Some observations that I would like to do immediately, before getting in depth in each theme: the life of this individual, it seems to me, is utterly empty. He is, of course, one of the persons that said that he may get a part-time job because he doesn’t have anything to do anyway. (Cf.: This Post) To me, that sounds like an admission that his life is empty, that he has nothing to do with the time he has been given. (Cf.: Gandalf in The Lord of The Rings: “All we have to decide is what to do with the time that is given to us”) He is a “bored” individual in constant, almost physiological need of entertainment, of distractions. (It will be even clearer, further on, that his fruition of books, music, films, videogames etc. is only and purely a source of entertainment, never of art or of personal enrichment) Distractions from what, I cannot be sure. To me they look like distractions from living. From thinking and realizing and feeling the huge lack of value and meaning in his actions.

Frankly, I find it a desolate life, and even, to some extent, offensive to the dignity of human beings (to borrow Kantian terms) insofar as he has a need to anesthetize all that makes him human (his rationality, as well as his emotions) for they find themselves restless, so unused and without purpose. He doesn’t keep up with the news, and doesn’t vote, and I strongly suspect he doesn’t watch television only because, in its passivity, it’s not anesthetizing enough, it’s not as effective a drug as gaming is (or rather can be) through its active engagement of a person’s attention. (Note: Actively engaging a person’s attention is no way related to a meaningful, intelligent task; surely intelligent activities require attention, but crosswords or puzzles do so as well, and they are not meaningful tasks.)

I asked him if he ever asks himself: “After being entertained for hours on end, then what?” He answered no, and by the tone I suspect he may not even have really understood the question. Distraction has developed to the point that it is not a means to forgetting something, but an end in itself. Distraction has succeeded in distracting him from why he wanted to be distracted in the first place. Frankly, hearing him deny any kind of thought about himself, his life, purpose or meaning, scared me, for I felt as if my housemate was something different than human, maybe less than human.

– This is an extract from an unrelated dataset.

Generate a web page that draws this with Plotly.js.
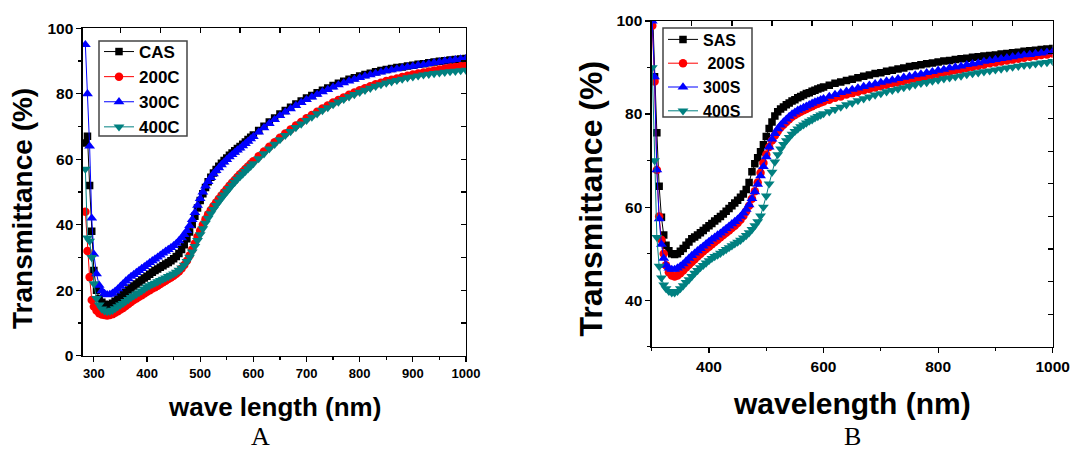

PS.: As for my point of view in judging (so as to answer some possible objections concerning the fact that I may be prejudiced) I myself practice, to some extent, most of those activities as well. I read, I watch films and tv series, I play the guitar, I listen to music and I play videogames. I almost never criticize the activities themselves, but rather how they are carried out, the attitude, the thought (or lack thereof) behind them.